I am about to start doing some stringer work for a financial news agency — I won’t say which, since the contract is not signed yet — and I find that there is a term in the very thorough instruction manual they send me that I am not familiar with.
I find it in this excellent Cisco Systems investor relations glossary.
Earnout
A contractual provision stating that the seller of a business is to obtain additional future compensation based on the business achieving certain future financial goals.
It is more and more common for public companies to include investor education features on their IR Web sites — the chairman of the SEC believes firmly that if you want to get an even break, you have take personal responsibility for the fact that you are a sucker — but I have never seen a glossary so detailed that it includes terms of art like the following:
- Eat Your Own Dog Food
- An expression describing the act of a company using its own products for day-to-day operations.
Exercise: Translate the term into Brazilian Portuguese.

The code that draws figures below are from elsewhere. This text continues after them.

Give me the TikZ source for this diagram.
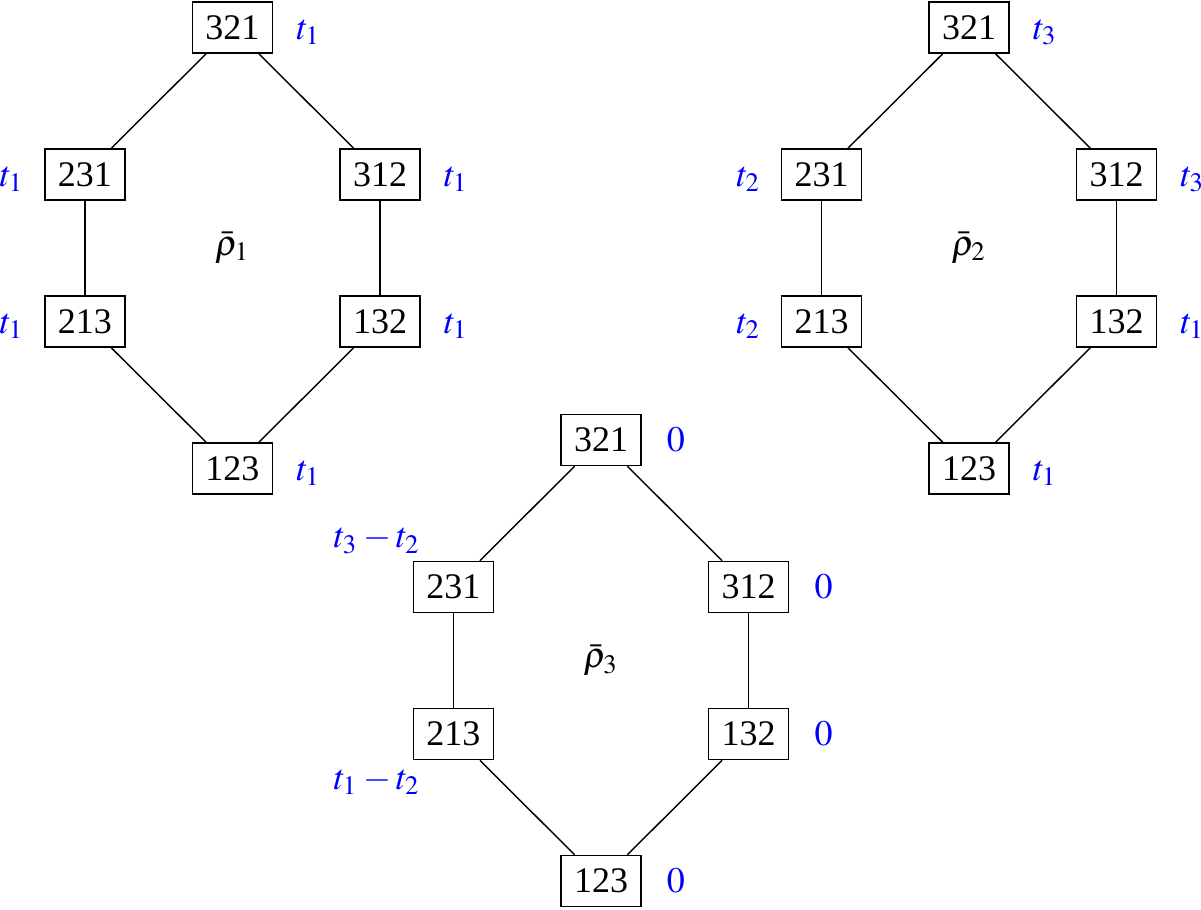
\documentclass[tikz,border=0pt]{standalone}
\usepackage{mathptmx}
\usepackage[no-math]{fontspec}
\setmainfont{Liberation Serif}
\usetikzlibrary{positioning,calc}

\begin{document}
\begin{tikzpicture}[node distance=1.435cm and 1.44cm,on grid]
  \tikzstyle{perm}=[draw,rectangle,minimum width=0.78cm,minimum height=0.5cm,inner sep=0pt]
  \tikzstyle{weight}=[text=blue,inner sep=0pt,on grid=false]
  \useasboundingbox (-2.269,-8.613) rectangle (9.453,0.268);

  % rho_1
  \node[perm] (a_321) at (0,0)          {321};
  \node[perm] (a_231) [below left=of a_321]  {231};
  \node[perm] (a_312) [below right=of a_321] {312};
  \node[perm] (a_213) [below=of a_231]       {213};
  \node[perm] (a_132) [below=of a_312]       {132};
  \node[perm] (a_123) [below right=of a_213] {123};
  \node (a_rho) at ($(a_321)!0.5!(a_123)$) {$\bar\rho_1$};

  \node[weight] (w_a321) [right=2.2mm of a_321.base east,anchor=base west] {$t_1$};
  \node[weight] (w_a231) [left=1.9mm of a_231.base west,anchor=base east]  {$t_1$};
  \node[weight] (w_a312) [right=2.2mm of a_312.base east,anchor=base west] {$t_1$};
  \node[weight] (w_a213) [left=1.9mm of a_213.base west,anchor=base east]  {$t_1$};
  \node[weight] (w_a132) [right=2.2mm of a_132.base east,anchor=base west] {$t_1$};
  \node[weight] (w_a123) [right=2.2mm of a_123.base east,anchor=base west] {$t_1$};

  % rho_2
  \node[perm] (b_321) at (7.19,0)       {321};
  \node[perm] (b_231) [below left=of b_321]  {231};
  \node[perm] (b_312) [below right=of b_321] {312};
  \node[perm] (b_213) [below=of b_231]       {213};
  \node[perm] (b_132) [below=of b_312]       {132};
  \node[perm] (b_123) [below right=of b_213] {123};
  \node (b_rho) at ($(b_321)!0.5!(b_123)$) {$\bar\rho_2$};

  \node[weight] (w_b321) [right=2.2mm of b_321.base east,anchor=base west] {$t_3$};
  \node[weight] (w_b231) [left=1.9mm of b_231.base west,anchor=base east]  {$t_2$};
  \node[weight] (w_b312) [right=2.2mm of b_312.base east,anchor=base west] {$t_3$};
  \node[weight] (w_b213) [left=1.9mm of b_213.base west,anchor=base east]  {$t_2$};
  \node[weight] (w_b132) [right=2.2mm of b_132.base east,anchor=base west] {$t_1$};
  \node[weight] (w_b123) [right=2.2mm of b_123.base east,anchor=base west] {$t_1$};

  % rho_3
  \node[perm] (c_321) at (3.597,-4.026) {321};
  \node[perm] (c_231) [below left=of c_321]  {231};
  \node[perm] (c_312) [below right=of c_321] {312};
  \node[perm] (c_213) [below=of c_231]       {213};
  \node[perm] (c_132) [below=of c_312]       {132};
  \node[perm] (c_123) [below right=of c_213] {123};
  \node (c_rho) at ($(c_321)!0.5!(c_123)$) {$\bar\rho_3$};

  \node[weight] (w_c321) [right=2.4mm of c_321.base east,anchor=base west] {$0$};
  \node[weight] (w_c231) [above left=0.6mm and -0.8mm of c_231.north west,anchor=south east] {$t_3 - t_2$};
  \node[weight] (w_c312) [right=2.4mm of c_312.base east,anchor=base west] {$0$};
  \node[weight] (w_c213) [below left=0.7mm and -0.8mm of c_213.south west,anchor=north east] {$t_1 - t_2$};
  \node[weight] (w_c132) [right=2.4mm of c_132.base east,anchor=base west] {$0$};
  \node[weight] (w_c123) [right=2.4mm of c_123.base east,anchor=base west] {$0$};

  \path
  (a_321) edge (a_231) edge (a_312)
  (a_231) edge (a_213)
  (a_312) edge (a_132)
  (a_123) edge (a_213) edge (a_132)
  (b_321) edge (b_231) edge (b_312)
  (b_231) edge (b_213)
  (b_312) edge (b_132)
  (b_123) edge (b_213) edge (b_132)
  (c_321) edge (c_231) edge (c_312)
  (c_231) edge (c_213)
  (c_312) edge (c_132)
  (c_123) edge (c_213) edge (c_132);
\end{tikzpicture}
\end{document}
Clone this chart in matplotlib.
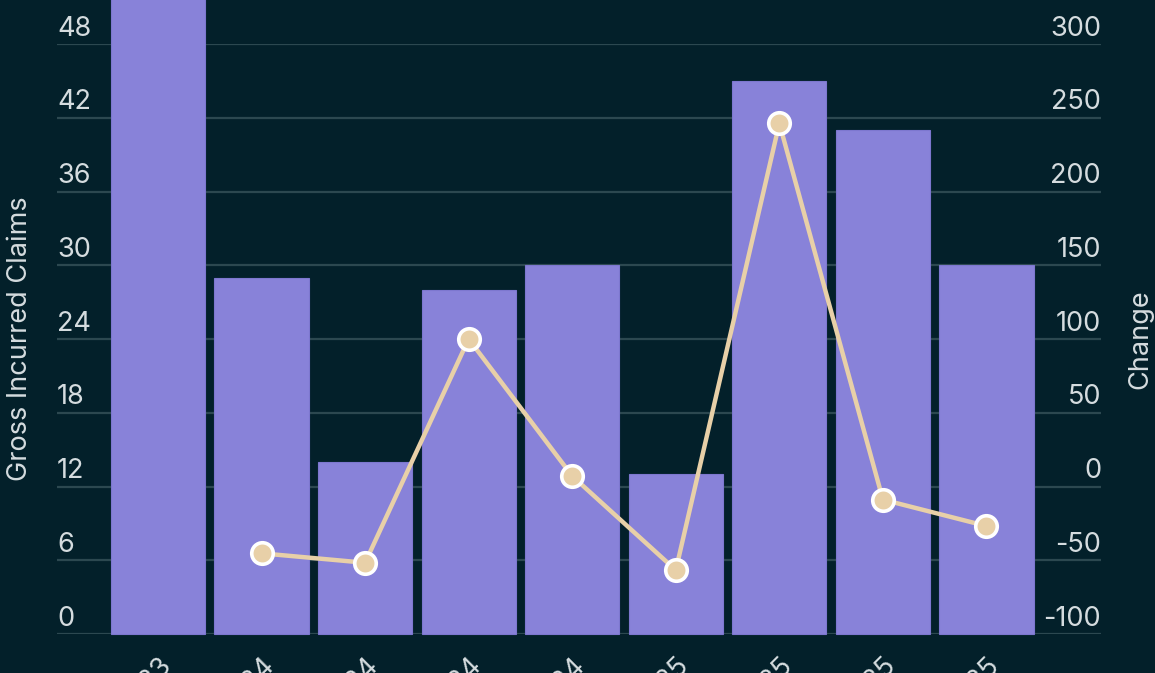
import matplotlib
matplotlib.use("Agg")
import matplotlib.pyplot as plt
import matplotlib.transforms as mtransforms

# data
quarters = ["Q4 2023", "Q1 2024", "Q2 2024", "Q3 2024", "Q4 2024",
            "Q1 2025", "Q2 2025", "Q3 2025", "Q4 2025"]
claims = [53, 29, 14, 28, 30, 13, 45, 41, 30]
change = [None, -45.3, -51.7, 100.0, 7.1, -56.7, 246.2, -8.9, -26.8]

left_ticks = [0, 6, 12, 18, 24, 30, 36, 42, 48]
right_ticks = [-100, -50, 0, 50, 100, 150, 200, 250, 300]

BG = "#03202a"
GRID = "#2c4850"
TXT = "#d5dcdf"
BAR = "#8882d9"
LINE = "#e8d0a8"
FS = 19.5

plt.rcParams["font.family"] = ["Inter", "DejaVu Sans"]

fig = plt.figure(figsize=(11.55, 6.73), dpi=100, facecolor=BG)
ax = fig.add_axes([57 / 1155, 1 - 634 / 673, (1101 - 57) / 1155, (634 - 44) / 673])
ax.set_facecolor(BG)
ax2 = ax.twinx()

x = list(range(len(quarters)))
ax.bar(x, claims, width=0.91, color=BAR, edgecolor="#7d77cf", linewidth=0.8,
       zorder=2, clip_on=False)
ax.set_xlim(-0.975, 9.106)
ax.set_ylim(0, 48)
ax2.set_ylim(-100, 300)

for t in left_ticks:
    ax.axhline(t, color=GRID, linewidth=1.6, zorder=1)

cx = [i for i, c in zip(x, change) if c is not None]
cy = [c for c in change if c is not None]
ax2.plot(cx, cy, color=LINE, linewidth=3.2, zorder=3)
ax2.plot(cx, cy, linestyle="none", marker="o", markersize=15.5,
         markerfacecolor=LINE, markeredgecolor="white", markeredgewidth=2.6,
         zorder=4)

for a in (ax, ax2):
    for s in a.spines.values():
        s.set_visible(False)
    a.tick_params(length=0)
    a.set_yticks([])
ax.set_xticks(x)
ax.set_xticklabels(quarters, rotation=45, ha="right", rotation_mode="anchor",
                   color=TXT, fontsize=FS)
ax.tick_params(axis="x", pad=14)

# tick labels sit just above the grid lines
off = mtransforms.ScaledTranslation(0, 6 / 72, fig.dpi_scale_trans)
tl = mtransforms.blended_transform_factory(ax.transAxes, ax.transData) + off
for t in left_ticks:
    ax.text(0, t, str(t), transform=tl, ha="left", va="baseline",
            color=TXT, fontsize=FS)
tr = mtransforms.blended_transform_factory(ax2.transAxes, ax2.transData) + off
for t in right_ticks:
    ax2.text(1, t, str(t), transform=tr, ha="right", va="baseline",
             color=TXT, fontsize=FS)

fig.text(20 / 1155, 1 - 339 / 673, "Gross Incurred Claims", rotation=90,
         ha="center", va="center", color=TXT, fontsize=FS)
fig.text(1140 / 1155, 1 - 339 / 673, "Change", rotation=90,
         ha="center", va="center", color=TXT, fontsize=FS)

fig.savefig("out.png", dpi=100, facecolor=BG)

Interestingly, it seems to have been big tech multinationals who have taken the emerging discipline of terminology management most seriously.
IBM, for example.
SUNW.
I recently tried, and failed, to avise an investor relations client to get ahead of the curve and adopt the ISO standards on terminology management.
No matter how many sermons I preached on the virtues of not reinventing the wheel, they seemed to regard the whole idea as a Communist plot of some sort.